I stare up at Almina's solemn face in shock as I process her words. After a moment my face firms up with resolve, "even more reason why I shouldn't cover my scar." I say firmly. Her eyes widen in surprise at my words, her confusion is evident on her face so I explain, "if I hid my scar then my mom might think that she needs to be ashamed of, and hide, her scars. I want her to be proud of them. She got them by saving my life and I am incredibly grateful for that. Furthermore, no amount of scars will ever make me think that my mom is any less beautiful. So I will show my support on my face." I pause for a moment as I assess Almina's teary face, "am I wrong? Do you think it will hurt her instead to see the scar she couldn't prevent me from getting?" My voice is weak as I'm suddenly hit with self-doubt.

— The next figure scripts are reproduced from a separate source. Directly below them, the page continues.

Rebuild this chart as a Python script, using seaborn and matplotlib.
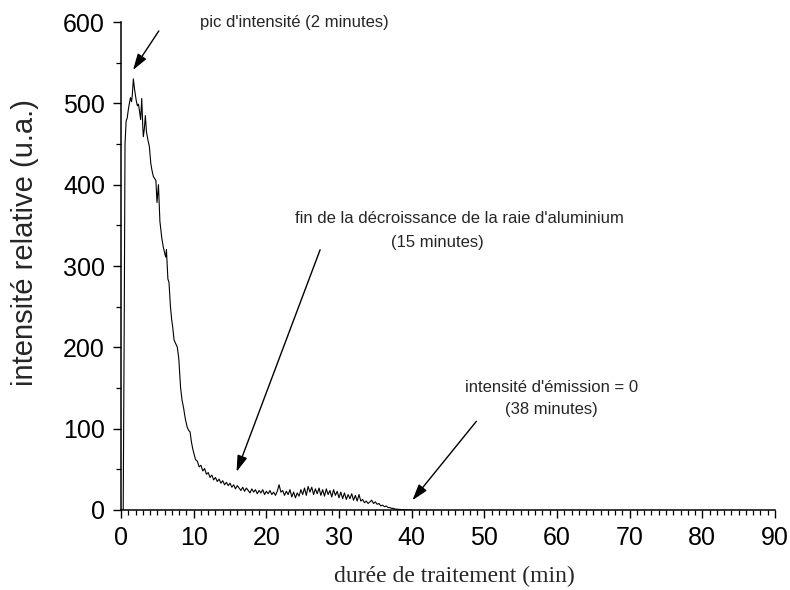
import numpy as np
import pandas as pd
import matplotlib
matplotlib.use("Agg")
import matplotlib.pyplot as plt
from matplotlib.ticker import MultipleLocator
import seaborn as sns

# ---- data (time in minutes, relative intensity) ----
time_head = [0.0, 0.3, 0.45, 0.55, 0.7, 0.85, 1.0, 1.15, 1.3, 1.45, 1.55, 1.7,
             1.85, 1.95, 2.1, 2.25, 2.4, 2.55, 2.7, 2.85, 3.0, 3.07, 3.2, 3.35,
             3.5, 3.7, 3.9, 4.1, 4.25, 4.45, 4.6, 4.8, 4.95, 5.15, 5.35, 5.6,
             5.8, 6.0, 6.15, 6.25, 6.45, 6.6, 6.8, 6.97, 7.1, 7.3, 7.5, 7.75,
             7.95, 8.2, 8.4, 8.6, 8.85, 9.1, 9.3, 9.5, 9.7, 9.9, 10.1]
intensity_head = [0, 0, 250, 450, 478, 482, 492, 500, 507, 502, 510, 530,
                  518, 512, 503, 497, 499, 490, 480, 506, 470, 459, 468, 485,
                  465, 455, 447, 426, 418, 410, 408, 405, 378, 400, 355, 335,
                  324, 316, 311, 320, 284, 280, 250, 234, 226, 209, 205, 200,
                  186, 150, 135, 126, 112, 102, 98, 96, 83, 74, 67]

time_tail = [10.25, 10.5, 10.75, 11.0, 11.25, 11.5, 11.75, 12.0, 12.25, 12.5,
             12.75, 13.0, 13.25, 13.5, 13.75, 14.0, 14.25, 14.5, 14.75, 15.0,
             15.25, 15.5, 15.75, 16.0, 16.25, 16.5, 16.75, 17.0, 17.25, 17.5,
             17.75, 18.0, 18.25, 18.5, 18.75, 19.0, 19.25, 19.5, 19.75, 20.0,
             20.25, 20.5, 20.75, 21.0, 21.25, 21.5, 21.75, 22.0, 22.25, 22.5,
             22.75, 23.0, 23.25, 23.5, 23.75, 24.0, 24.25, 24.5, 24.75, 25.0,
             25.25, 25.5, 25.75, 26.0, 26.25, 26.5, 26.75, 27.0, 27.25, 27.5,
             27.75, 28.0, 28.25, 28.5, 28.75, 29.0, 29.25, 29.5, 29.75, 30.0,
             30.25, 30.5, 30.75, 31.0, 31.25, 31.5, 31.75, 32.0, 32.25, 32.5,
             32.75, 33.0, 33.25, 33.5, 33.75, 34.0, 34.25, 34.5, 34.75, 35.0,
             35.25, 35.5, 35.75, 36.0, 36.25, 36.5, 36.75, 37.0, 37.25, 37.5,
             37.75, 38.0, 38.5, 39.0, 40.0]
intensity_tail = [62, 60, 53, 55, 48, 51, 44, 46, 40, 43,
                  37, 40, 35, 38, 33, 36, 31, 34, 30, 33,
                  28, 31, 26, 30, 27, 24, 28, 23, 27, 24,
                  21, 26, 22, 25, 20, 24, 21, 25, 19, 23,
                  20, 24, 19, 22, 18, 23, 31, 22, 24, 18,
                  23, 19, 25, 16, 22, 15, 21, 17, 25, 19,
                  27, 18, 29, 22, 28, 19, 26, 20, 27, 18,
                  25, 17, 26, 19, 24, 16, 25, 18, 23, 15,
                  22, 14, 21, 13, 19, 14, 20, 12, 18, 11,
                  19, 11, 13, 9, 11, 8, 10, 12, 8, 10,
                  7, 8, 5, 6, 4, 5, 3, 3, 2, 2,
                  1, 1, 0.5, 0, 0]

x_ticks = [0, 10, 20, 30, 40, 50, 60, 70, 80, 90]
y_ticks = [0, 100, 200, 300, 400, 500, 600]

df = pd.DataFrame({"t": time_head + time_tail,
                   "I": intensity_head + intensity_tail})

# ---- style ----
sns.set_style("ticks")
plt.rcParams["font.family"] = ["Liberation Sans", "DejaVu Sans"]

fig = plt.figure(figsize=(7.9, 5.9), dpi=100)
ax = fig.add_axes([0.1532, 0.1356, 0.8278, 0.8271])

sns.lineplot(data=df, x="t", y="I", color="black", linewidth=0.8,
             estimator=None, sort=False, ax=ax)

ax.set_xlim(0, 90)
ax.set_ylim(0, 600)
ax.set_xticks(x_ticks)
ax.set_yticks(y_ticks)
ax.xaxis.set_minor_locator(MultipleLocator(1))
ax.yaxis.set_minor_locator(MultipleLocator(50))
ax.tick_params(which="major", direction="out", length=5.5, width=1.0,
               labelsize=18, pad=6, colors="black")
ax.tick_params(which="minor", direction="out", length=3.5, width=0.9,
               colors="black")
for side in ("top", "right"):
    ax.spines[side].set_visible(False)
for side in ("left", "bottom"):
    ax.spines[side].set_linewidth(1.1)
    ax.spines[side].set_color("black")

ax.set_xlabel("durée de traitement (min)", fontsize=17,
              family=["Liberation Serif", "DejaVu Serif"])
ax.xaxis.set_label_coords(0.509, -0.115)
ax.set_ylabel("intensité relative (u.a.)", fontsize=21)
ax.yaxis.set_label_coords(-0.125, 0.549)

arrow = dict(arrowstyle="-|>,head_length=0.7,head_width=0.22",
             color="black", lw=1.0, mutation_scale=14, shrinkA=0, shrinkB=0)

ax.annotate("", xy=(1.65, 541), xytext=(5.2, 589), arrowprops=arrow)
ax.text(10.9, 600, "pic d'intensité (2 minutes)", fontsize=12,
        ha="left", va="center")

ax.annotate("", xy=(15.9, 47), xytext=(27.4, 320), arrowprops=arrow)
ax.text(46.6, 359, "fin de la décroissance de la raie d'aluminium",
        fontsize=12, ha="center", va="center")
ax.text(43.5, 329, "(15 minutes)", fontsize=12, ha="center", va="center")

ax.annotate("", xy=(40.1, 12), xytext=(48.9, 109), arrowprops=arrow)
ax.text(59.2, 151, "intensité d'émission = 0", fontsize=12,
        ha="center", va="center")
ax.text(59.2, 123, "(38 minutes)", fontsize=12, ha="center", va="center")

fig.savefig("out.png", dpi=100)
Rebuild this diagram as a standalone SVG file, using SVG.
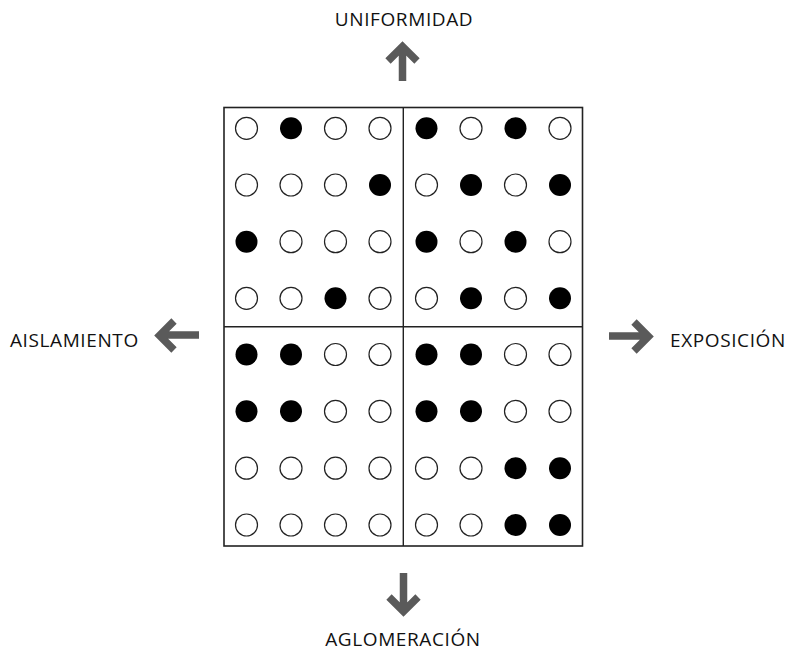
<svg xmlns="http://www.w3.org/2000/svg" width="790" height="652" viewBox="0 0 790 652">
  <style>
    .lbl { font-family: "Open Sans", "Noto Sans", sans-serif; font-size: 19px; fill: #111; letter-spacing: 0.6px; }
    .frame { fill: none; stroke: #222; stroke-width: 1.6; }
    .div { stroke: #222; stroke-width: 1.4; }
    .o { fill: #fff; stroke: #222; stroke-width: 1.2; }
    .f { fill: #000; }
    .arr { fill: none; stroke: #5a5a5a; stroke-width: 7.5; stroke-linejoin: miter; stroke-linecap: butt; }
  </style>
  <defs>
    <circle id="o" r="11" class="o"/>
    <circle id="f" r="11" class="f"/>
  </defs>

  <!-- axis labels -->
  <g id="label-up"><text class="lbl" x="404" y="26" text-anchor="middle">UNIFORMIDAD</text></g>
  <g id="label-down"><text class="lbl" x="403" y="646" text-anchor="middle">AGLOMERACIÓN</text></g>
  <g id="label-left"><text class="lbl" x="10" y="347">AISLAMIENTO</text></g>
  <g id="label-right"><text class="lbl" x="670" y="347">EXPOSICIÓN</text></g>

  <!-- direction arrows -->
  <g id="arrows">
    <path class="arr" d="M402.5 81 V48 M388 61 L402.5 46.5 L417 61"/>
    <path class="arr" d="M403.5 573 V610 M389 597 L403.5 611.5 L418 597"/>
    <path class="arr" d="M199 335 H161 M174 321 L159.5 335.5 L174 350"/>
    <path class="arr" d="M609 336 H647 M634 322 L648.5 336.5 L634 351"/>
  </g>

  <!-- grid frame -->
  <g id="grid">
    <rect class="frame" x="224" y="107.5" width="358.5" height="438.5"/>
    <line class="div" x1="403.3" y1="107.5" x2="403.3" y2="546"/>
    <line class="div" x1="224" y1="326.7" x2="582.5" y2="326.7"/>
  </g>

  <!-- top-left quadrant -->
  <g id="q-top-left">
    <use href="#o" x="246.5" y="128.3"/><use href="#f" x="291" y="128.3"/><use href="#o" x="335.5" y="128.3"/><use href="#o" x="380" y="128.3"/>
    <use href="#o" x="246.5" y="185"/><use href="#o" x="291" y="185"/><use href="#o" x="335.5" y="185"/><use href="#f" x="380" y="185"/>
    <use href="#f" x="246.5" y="241.7"/><use href="#o" x="291" y="241.7"/><use href="#o" x="335.5" y="241.7"/><use href="#o" x="380" y="241.7"/>
    <use href="#o" x="246.5" y="298.3"/><use href="#o" x="291" y="298.3"/><use href="#f" x="335.5" y="298.3"/><use href="#o" x="380" y="298.3"/>
  </g>

  <!-- top-right quadrant -->
  <g id="q-top-right">
    <use href="#f" x="426.5" y="128.3"/><use href="#o" x="471" y="128.3"/><use href="#f" x="515.5" y="128.3"/><use href="#o" x="560" y="128.3"/>
    <use href="#o" x="426.5" y="185"/><use href="#f" x="471" y="185"/><use href="#o" x="515.5" y="185"/><use href="#f" x="560" y="185"/>
    <use href="#f" x="426.5" y="241.7"/><use href="#o" x="471" y="241.7"/><use href="#f" x="515.5" y="241.7"/><use href="#o" x="560" y="241.7"/>
    <use href="#o" x="426.5" y="298.3"/><use href="#f" x="471" y="298.3"/><use href="#o" x="515.5" y="298.3"/><use href="#f" x="560" y="298.3"/>
  </g>

  <!-- bottom-left quadrant -->
  <g id="q-bottom-left">
    <use href="#f" x="246.5" y="354.5"/><use href="#f" x="291" y="354.5"/><use href="#o" x="335.5" y="354.5"/><use href="#o" x="380" y="354.5"/>
    <use href="#f" x="246.5" y="411.3"/><use href="#f" x="291" y="411.3"/><use href="#o" x="335.5" y="411.3"/><use href="#o" x="380" y="411.3"/>
    <use href="#o" x="246.5" y="468.2"/><use href="#o" x="291" y="468.2"/><use href="#o" x="335.5" y="468.2"/><use href="#o" x="380" y="468.2"/>
    <use href="#o" x="246.5" y="525"/><use href="#o" x="291" y="525"/><use href="#o" x="335.5" y="525"/><use href="#o" x="380" y="525"/>
  </g>

  <!-- bottom-right quadrant -->
  <g id="q-bottom-right">
    <use href="#f" x="426.5" y="354.5"/><use href="#f" x="471" y="354.5"/><use href="#o" x="515.5" y="354.5"/><use href="#o" x="560" y="354.5"/>
    <use href="#f" x="426.5" y="411.3"/><use href="#f" x="471" y="411.3"/><use href="#o" x="515.5" y="411.3"/><use href="#o" x="560" y="411.3"/>
    <use href="#o" x="426.5" y="468.2"/><use href="#o" x="471" y="468.2"/><use href="#f" x="515.5" y="468.2"/><use href="#f" x="560" y="468.2"/>
    <use href="#o" x="426.5" y="525"/><use href="#o" x="471" y="525"/><use href="#f" x="515.5" y="525"/><use href="#f" x="560" y="525"/>
  </g>
</svg>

Almina quickly denies my question as she very forcefully shouts, "NO!" She shakes her head emphatically, "I think she'd be relieved that you're not ashamed of the scar, and if you explain to her what you just told me, she would be very touched by your support and consideration. You should discuss this with the King later, I'm sure he'll support you as well."
Relief fills me at Almina's reassurance, "thank you. I'll definitely talk to dad later."
She smiles at me, "you're welcome Zelda. If you're going to talk to the king any time today, then we should finish getting those bandages off and getting new clothes on you. I'm sure it would be a relief to see you looking less like a patient."
"That's true. But do you think I could get something to eat as well? I feel like I'm starving." I ask shyly.
"Ah, of course! I'll get you something later." She assures, as she begins undoing the rest of the bandages.